Des pèlerins iraniens affluent en Irak, un défi aux jihadistes
Des centaines de milliers de pèlerins iraniens se pressent en Irak pour les célébrations chiites de l’Arbaïn, poussés cette année non seulement par la foi, mais aussi par l’envie de défier les jihadistes sunnites de l’Etat islamique.
Les services de sécurité irakiens, eux, redoutent que l’affluence de pèlerins chiites sur les route offre aux combattants de l’EI, qui se sont emparés depuis juin de pans entiers de l’Irak, des cibles faciles.
Quelques récentes victoires, notamment à Jurf al-Sakr, ont cependant permis de sécuriser une partie des routes qui mènent à Kerbala, au sud-ouest de Bagdad, à environ 150 km de la frontière avec l’Iran.
Hussein Rahimi vient de passer la frontière, son passeport décoré d’un autocollant de l’ayatollah Khamenei vierge de tout visa. Mais plus que les 80 dollars d’économie, c’est l’appel du leader religieux qui l’a convaincu de faire le voyage.
"Nous sommes venus à son appel", explique-t-il. "Nous voulons faire passer le message que nous obéirons toujours à la marjaïa (la haute autorité religieuse des chiites) et que nous sommes prêts à combattre les terroristes ici et maintenant".
Bandeau vert sur le front, Ali Akbar Ridhaie renchérit: "Nous sommes venus pour montrer notre présence ici, en Irak".
Le pèlerinage de l’Arbaïn, l’un des plus grands rassemblement religieux au monde, commémore la mort en 680 de l’imam Hussein, petit-fils de Mahomet, qui est suivie par un deuil de quarante jours s’achevant le 13 décembre.
– Empressement à la frontière –
Des millions de fidèles se rendent pour l’occasion dans la ville sainte chiite de Kerbala, dans le centre de l’Irak.
Des milliers d’Iraniens y participent chaque année, convoyés en bus depuis l’Iran. Mais cette année, leur nombre a doublé. Déjà 750.000 pèlerins iraniens sont arrivés en Irak, selon Said Ohadi, un responsable iranien cité par l’agence Irna.
Le vice-gouverneur de la province irakienne de Wasit, frontalière de l’Iran, a déclaré attendre 1 million de pèlerins iraniens.
Et les gardes frontières ont été dépassés.

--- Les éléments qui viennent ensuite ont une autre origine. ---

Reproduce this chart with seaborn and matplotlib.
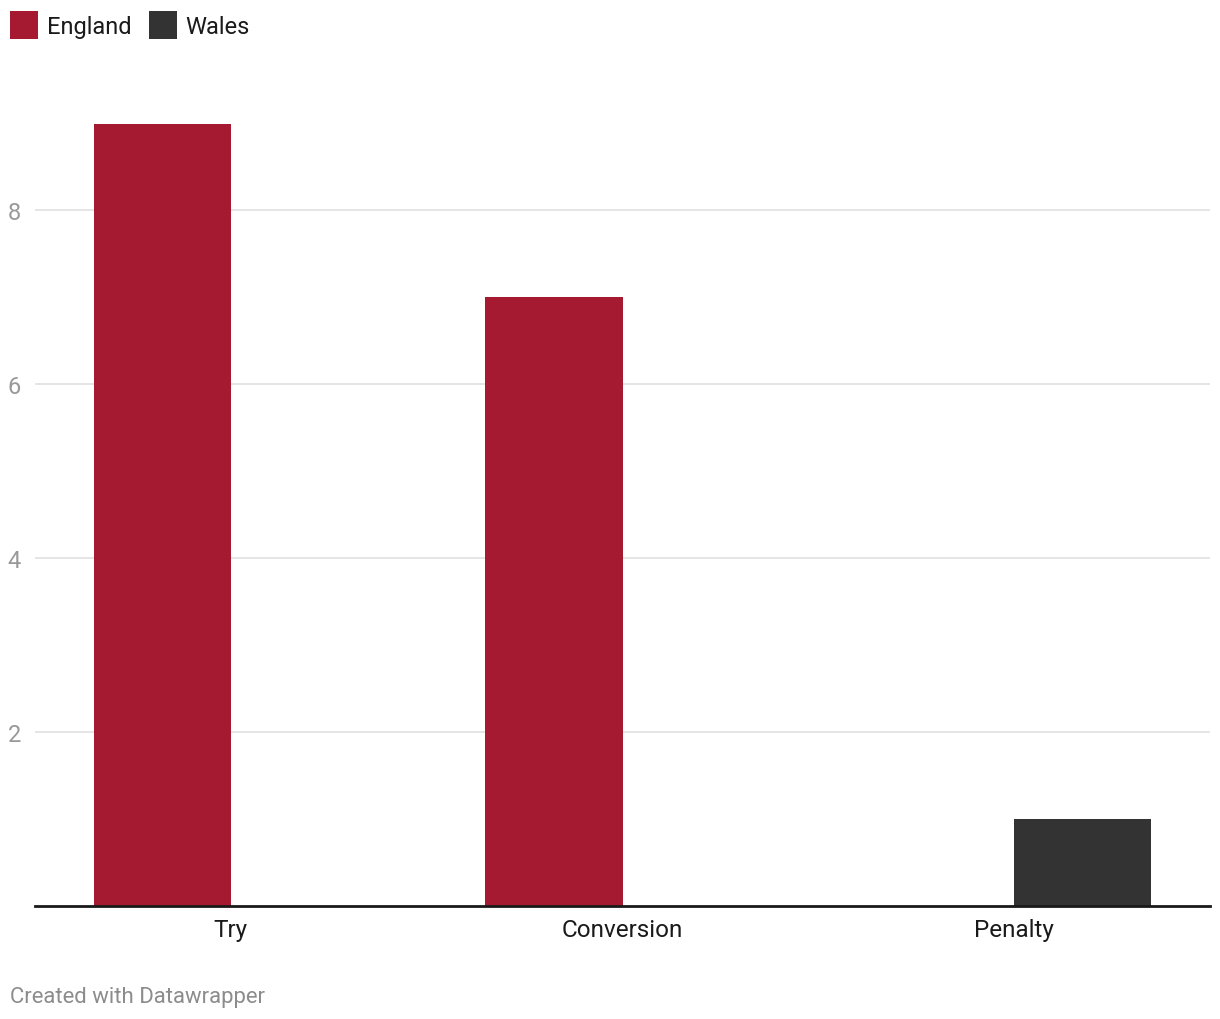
import pandas as pd
import matplotlib
matplotlib.use("Agg")
import matplotlib.pyplot as plt
from matplotlib.patches import Patch
import seaborn as sns

# score types and counts per team
categories = ["Try", "Conversion", "Penalty"]
england = [9, 7, 0]
wales = [0, 0, 1]
teams = ["England", "Wales"]
colors = ["#a51931", "#333333"]

df = pd.DataFrame({
    "Type": categories * 2,
    "Team": ["England"] * 3 + ["Wales"] * 3,
    "Count": england + wales,
})

sns.set_style("white")
plt.rcParams["font.family"] = ["Roboto", "DejaVu Sans"]

fig = plt.figure(figsize=(12.2, 10.2), dpi=100)
ax = fig.add_axes([35 / 1220, 1 - 906.5 / 1020, 1175 / 1220, 782 / 1020])

sns.barplot(data=df, x="Type", y="Count", hue="Team", hue_order=teams,
            palette=colors, width=0.7, saturation=1, linewidth=0,
            ax=ax, legend=False)

ax.set_xlim(-0.5, 2.5)
ax.set_ylim(0, 9)
ax.set_yticks([2, 4, 6, 8])
ax.yaxis.grid(True, color="#e3e3e3", linewidth=1.3)
ax.set_axisbelow(True)
for s in ["top", "right", "left"]:
    ax.spines[s].set_visible(False)
ax.spines["bottom"].set_color("#1a1a1a")
ax.spines["bottom"].set_linewidth(2)
ax.tick_params(axis="y", length=0, pad=10, labelsize=17, labelcolor="#999999")
ax.tick_params(axis="x", length=0, pad=9, labelsize=17.5, labelcolor="#1a1a1a")
ax.set_xlabel("")
ax.set_ylabel("")

handles = [Patch(facecolor=c, edgecolor="none") for c in colors]
fig.legend(handles, teams, loc="upper left",
           bbox_to_anchor=(10 / 1220, 1 - 12 / 1020),
           ncol=2, frameon=False, fontsize=17, handlelength=1.19,
           handleheight=1.45, handletextpad=0.38, columnspacing=0.72,
           labelcolor="#1a1a1a", borderaxespad=0, borderpad=0)

fig.text(10 / 1220, 1 - 998 / 1020, "Created with Datawrapper",
         fontsize=15.9, color="#8c8c8c", va="center", ha="left")

fig.savefig("out.png", dpi=100)
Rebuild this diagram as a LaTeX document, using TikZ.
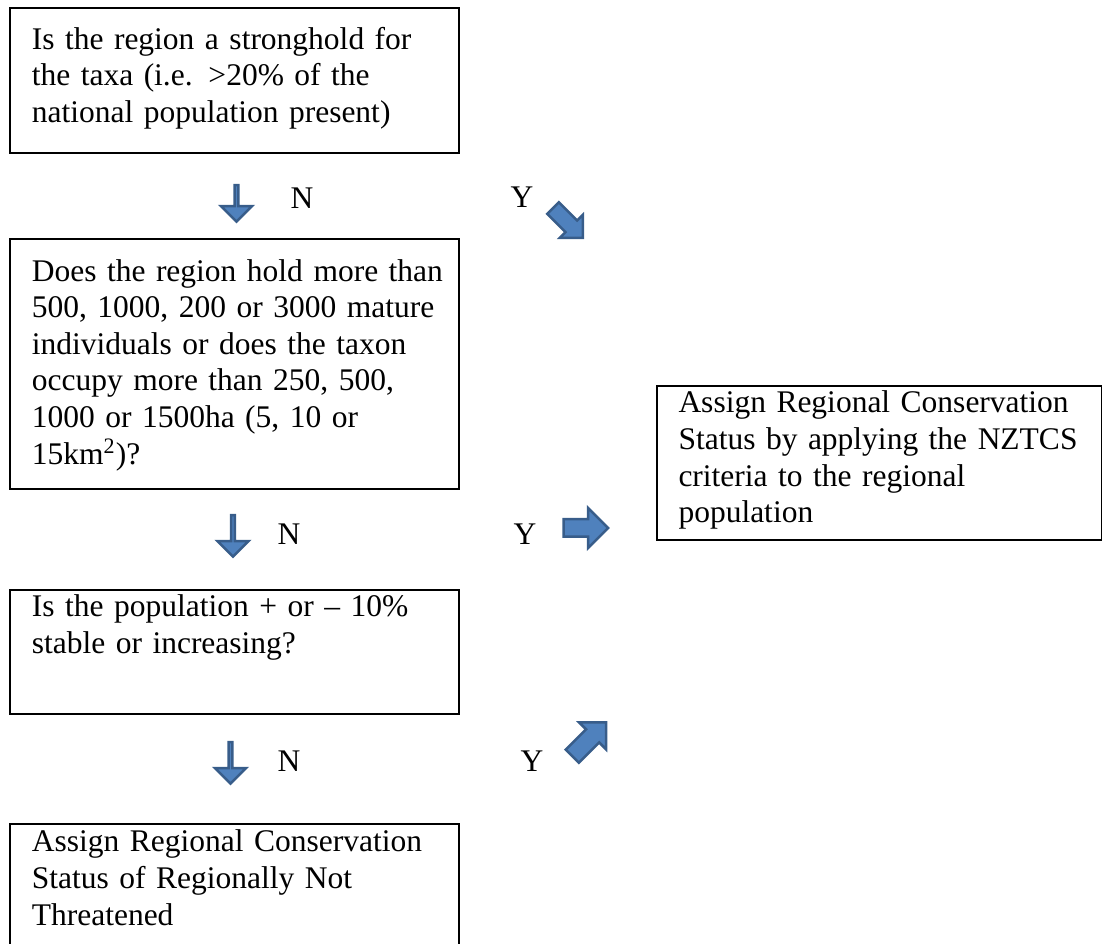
\documentclass[tikz,border=0pt]{standalone}
\usepackage{fontspec}
\setmainfont{Liberation Serif}
\usetikzlibrary{shapes.arrows}
\definecolor{arrowfill}{HTML}{4F81BD}
\definecolor{arrowline}{HTML}{385D8A}
\begin{document}
\begin{tikzpicture}[x=0.4pt,y=-0.4pt,
    font=\fontsize{12.6pt}{14.65pt}\selectfont,
    box/.style={draw,line width=0.8pt,anchor=north west,inner sep=0pt,
      align=left,text width=#1,execute at begin node={\leftskip=8.6pt}},
    box/.default=179.6pt,
    blockarrow/.style={single arrow,fill=arrowfill,draw=arrowline,line width=1pt,
      inner xsep=0pt,single arrow tip angle=90},
    downarrow/.style={blockarrow,shape border rotate=270,inner ysep=2.7pt,
      single arrow head extend=3.5pt,minimum width=12.4pt,minimum height=#1},
    answer/.style={anchor=base west,inner sep=0pt}]
  \clip (0,0) rectangle (1102,944);
  \node[box,text height=16.4pt,text depth=41.4pt] (q1) at (9.3,7.3)
    {Is the region a stronghold for\\
     the taxa (i.e. >20\% of the\\
     national population present)};
  \node[box,text height=16.7pt,text depth=83.3pt] (q2) at (9.3,238.3)
    {Does the region hold more than\\
     500, 1000, 200 or 3000 mature\\
     individuals or does the taxon\\
     occupy more than 250, 500,\\
     1000 or 1500ha (5, 10 or\\
     15km\textsuperscript{2})?};
  \node[box,text height=10.7pt,text depth=39pt] (q3) at (9.3,589)
    {Is the population + or – 10\%\\
     stable or increasing?};
  \node[box,text height=11.3pt,text depth=60pt] (rnt) at (9.3,822.7)
    {Assign Regional Conservation\\
     Status of Regionally Not\\
     Threatened};
  \node[box=178pt,text height=10.8pt,text depth=50.8pt] (nztcs) at (656,385)
    {Assign Regional Conservation\\
     Status by applying the NZTCS\\
     criteria to the regional\\
     population};
  \node[downarrow=14.6pt] (down1) at (236.5,202.5) {};
  \node[downarrow=16.6pt] (down2) at (233,535) {};
  \node[downarrow=16.6pt] (down3) at (230.5,762) {};
  \node[blockarrow,rotate=-45,inner ysep=2.8pt,single arrow head extend=3.2pt,
    minimum width=12pt,minimum height=16.8pt] (yes1) at (565,220) {};
  \node[blockarrow,inner ysep=3pt,single arrow head extend=4.5pt,
    minimum width=15pt,minimum height=17.8pt] (yes2) at (581.5,528) {};
  \node[blockarrow,rotate=45,inner ysep=3.2pt,single arrow head extend=4pt,
    minimum width=14.4pt,minimum height=19.2pt] (yes3) at (586,742.5) {};
  \node[answer] (no1) at (290,209) {N};
  \node[answer] (y1) at (510,208) {Y};
  \node[answer] (no2) at (277,545) {N};
  \node[answer] (y2) at (513,545) {Y};
  \node[answer] (no3) at (277,772) {N};
  \node[answer] (y3) at (520,772) {Y};
\end{tikzpicture}
\end{document}
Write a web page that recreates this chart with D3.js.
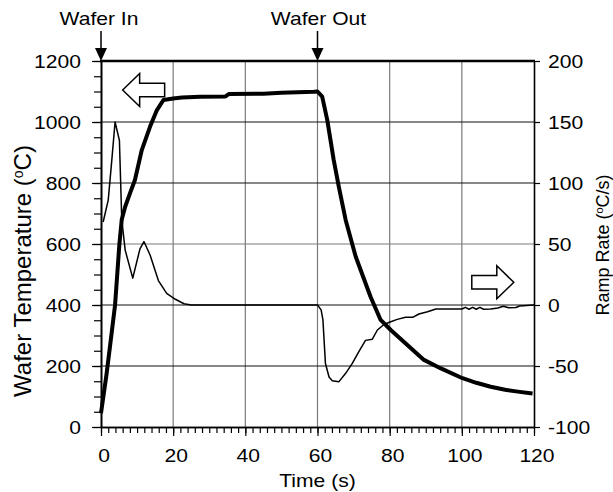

Samedi, les quelques traducteurs employés à la frontières ont été avalés par la foule, laissant le général Ali Tamuz, responsable militaire du point de passage de Zurbattiyah, se débrouiller avec le seul mot farsi de son vocabulaire: "beshin" (asseyez-vous).
"Cela marchait assez bien, jusqu’à ce qu’un collègue de la police ne vienne aider. Il a essayé un autre mot, mais cela voulait dire +venez+", raconte-t-il dans un grand éclat de rire.
"Lorsqu’ils ont entendus ça, les pèlerins se sont tous levés, la barrière a été cassée et les choses sont devenues incontrôlables", ajoute le général, dont la bonne humeur n’est pas perturbée par les bleus et quelques côtes fêlées qui témoignent de l’empressement des pèlerins.
Les autorités iraniennes, qui aident Bagdad dans sa lutte contre les jihadistes de l’EI, ont de leur côté salué l’arrivée des pèlerins iraniens.
Leur venue "est un symbole de la coopération et de l’union entre nos deux pays", a déclaré le ministre iranien des Affaires étrangères, Mohammad Javad Zarif après une rencontre à Téhéran avec son homologue irakien Ibrahim al-Jaafari.